Brown turned 78 last September after coaching 16 college, NBA and old ABA teams. His last job stateside was at SMU, where he resigned after four years and dogged by another NCAA investigation, similar to those he encountered at UCLA and Kansas in the 1980s.

At a 50-year reunion weekend last January for the teams he assisted under Smith at Carolina, Brown said he has to be a better coach today than he was at all his other jobs because, well, he has more experience. Kind of the way that Mack Brown at 67 has to be a better coach than he was at 37 when he began his first stint at UNC.
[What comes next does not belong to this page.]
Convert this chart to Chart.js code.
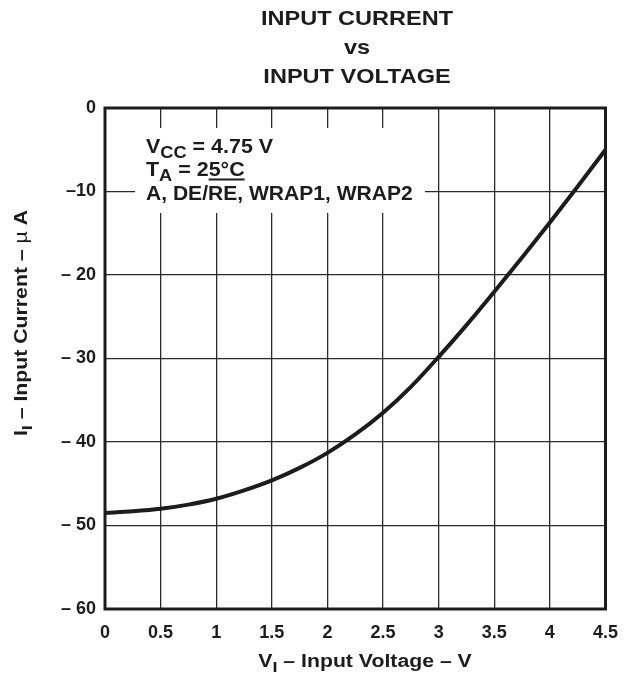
<!DOCTYPE html>
<html>
<head>
<meta charset="utf-8">
<title>Input Current vs Input Voltage</title>
<script src="https://cdn.jsdelivr.net/npm/chart.js@4.4.0/dist/chart.umd.min.js"></script>
<style>
    html, body { margin: 0; padding: 0; background: #fff; }
    #wrap { width: 631px; height: 681px; position: relative; }
</style>
</head>
<body>
<div id="wrap"><canvas id="ivChart"></canvas></div>
<script>
// data
const voltage = [0, 0.25, 0.5, 0.75, 1, 1.25, 1.5, 1.75, 2, 2.25, 2.5, 2.75, 3, 3.25, 3.5, 3.75, 4, 4.25, 4.5];
const current = [-48.5, -48.3, -48.0, -47.5, -46.8, -45.8, -44.6, -43.1, -41.3, -39.1, -36.5, -33.4, -29.8, -26.0, -22.0, -17.9, -13.7, -9.4, -5.0];

const xTickValues = [0, 0.5, 1, 1.5, 2, 2.5, 3, 3.5, 4, 4.5];
const xTickLabels = ["0", "0.5", "1", "1.5", "2", "2.5", "3", "3.5", "4", "4.5"];
const yTickValues = [0, -10, -20, -30, -40, -50, -60];
const yTickLabels = ["0", "\u201310", "\u2013 20", "\u2013 30", "\u2013 40", "\u2013 50", "\u2013 60"];

const titleLines = ["INPUT CURRENT", "vs", "INPUT VOLTAGE"];

const FONT = "'Liberation Sans', Arial, Helvetica, sans-serif";
const INK = "#1c1c1c";

// draws a list of text runs, some of them subscripted, with a horizontal stretch
function drawRuns(ctx, runs, x, y, size, align, sx) {
    ctx.save();
    ctx.translate(x, y);
    ctx.scale(sx, 1);
    ctx.textBaseline = "alphabetic";
    ctx.textAlign = "left";
    let total = 0;
    const widths = runs.map(function (r) {
        const s = r.sub ? size * 0.85 : size;
        ctx.font = (r.normal ? "" : "bold ") + s + "px " + FONT;
        const w = ctx.measureText(r.t).width;
        total += w;
        return w;
    });
    let cx = align === "center" ? -total / 2 : 0;
    const pos = [];
    runs.forEach(function (r, i) {
        const s = r.sub ? size * 0.85 : size;
        ctx.font = (r.normal ? "" : "bold ") + s + "px " + FONT;
        ctx.fillStyle = INK;
        ctx.fillText(r.t, cx, r.sub ? size * 0.28 : 0);
        pos.push({ start: x + cx * sx, end: x + (cx + widths[i]) * sx });
        cx += widths[i];
    });
    ctx.restore();
    return pos;
}

const frameAndText = {
    id: "frameAndText",
    beforeDatasetsDraw: function (chart) {
        const ctx = chart.ctx;
        // white box behind the conditions note
        ctx.save();
        ctx.fillStyle = "#fff";
        ctx.fillRect(135, 128, 290, 85);
        ctx.restore();

        drawRuns(ctx, [{ t: "V" }, { t: "CC", sub: true }, { t: " = 4.75 V" }], 146, 153, 19.5, "left", 1.1);
        const p = drawRuns(ctx, [{ t: "T" }, { t: "A", sub: true }, { t: " = 2" }, { t: "5\u00b0C" }], 146, 176, 19.5, "left", 1.1);
        ctx.save();
        ctx.strokeStyle = INK;
        ctx.lineWidth = 2;
        ctx.beginPath();
        ctx.moveTo(p[3].start, 179.5);
        ctx.lineTo(p[3].end, 179.5);
        ctx.stroke();
        ctx.restore();
        drawRuns(ctx, [{ t: "A, DE/RE, WRAP1, WRAP2" }], 146, 200, 19.5, "left", 1.08);
    },
    afterDatasetsDraw: function (chart) {
        const ctx = chart.ctx;
        const a = chart.chartArea;
        ctx.save();
        ctx.strokeStyle = INK;
        ctx.lineWidth = 3;
        ctx.strokeRect(a.left, a.top, a.right - a.left, a.bottom - a.top);
        ctx.restore();
    },
    afterDraw: function (chart) {
        const ctx = chart.ctx;
        const baselines = [25, 54, 83];
        titleLines.forEach(function (line, i) {
            drawRuns(ctx, [{ t: line }], 357, baselines[i], 21, "center", 1.12);
        });

        drawRuns(ctx, [{ t: "V" }, { t: "I", sub: true }, { t: " \u2013 Input Voltage \u2013 V" }], 365, 667, 18, "center", 1.18);

        ctx.save();
        ctx.translate(27, 323);
        ctx.rotate(-Math.PI / 2);
        drawRuns(ctx, [{ t: "I" }, { t: "I", sub: true }, { t: " \u2013 Input Current \u2013 " }, { t: "\u00b5", normal: true }, { t: " A" }], 0, 0, 18, "center", 1.18);
        ctx.restore();
    }
};

const ctx = document.getElementById("ivChart").getContext("2d");
const ivChart = new Chart(ctx, {
    type: "line",
    data: {
        datasets: [
            {
                data: voltage.map(function (v, i) { return { x: v, y: current[i] }; }),
                borderColor: INK,
                borderWidth: 4,
                pointRadius: 0,
                fill: false,
                cubicInterpolationMode: "monotone",
            },
        ],
    },
    options: {
        responsive: true,
        maintainAspectRatio: false,
        animation: false,
        layout: {
            padding: { top: 108, right: 20, bottom: 0, left: 0 },
        },
        plugins: {
            legend: { display: false },
            tooltip: { enabled: false },
        },
        scales: {
            x: {
                type: "linear",
                min: 0,
                max: 4.5,
                afterFit: function (scale) { scale.height = 72; },
                afterBuildTicks: function (scale) {
                    scale.ticks = xTickValues.map(function (v) { return { value: v }; });
                },
                grid: { color: "#2a2a2a", lineWidth: 1.3, drawTicks: false },
                border: { display: false },
                ticks: {
                    padding: 13,
                    color: INK,
                    font: { family: FONT, size: 18, weight: "bold" },
                    maxRotation: 0,
                    callback: function (value) {
                        const i = xTickValues.indexOf(value);
                        return i >= 0 ? xTickLabels[i] : "";
                    },
                },
            },
            y: {
                type: "linear",
                min: -60,
                max: 0,
                afterFit: function (scale) { scale.width = 105; },
                afterBuildTicks: function (scale) {
                    scale.ticks = yTickValues.map(function (v) { return { value: v }; });
                },
                grid: { color: "#2a2a2a", lineWidth: 1.3, drawTicks: false },
                border: { display: false },
                ticks: {
                    padding: 9,
                    color: INK,
                    font: { family: FONT, size: 18, weight: "bold" },
                    callback: function (value) {
                        const i = yTickValues.indexOf(value);
                        return i >= 0 ? yTickLabels[i] : "";
                    },
                },
            },
        },
    },
    plugins: [frameAndText],
});
</script>
</body>
</html>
Despite a controversy-marred career, Brown remains an iconic coach and the only man to win an NCAA championship (Kansas in 1988) and an NBA title (Detroit Pistons in 2004). He has a total of 1,593 victories in college, where he had a .731 winning percentage, and the pros, where he won 57 percent of his games rebuilding losing franchises into winners at almost every stop.

A member of both the Naismith and college Halls of Fame, Brown said he missed the smell of a gym and the competition. He keeps coaching because it’s the only thing he ever wanted to do.

With friends who love him and close colleagues throughout all levels of basketball, Brown will take his unmatched resume to the next opportunity. If this is truly the end, the game has lost what many consider to be the greatest teacher and pure coach ever.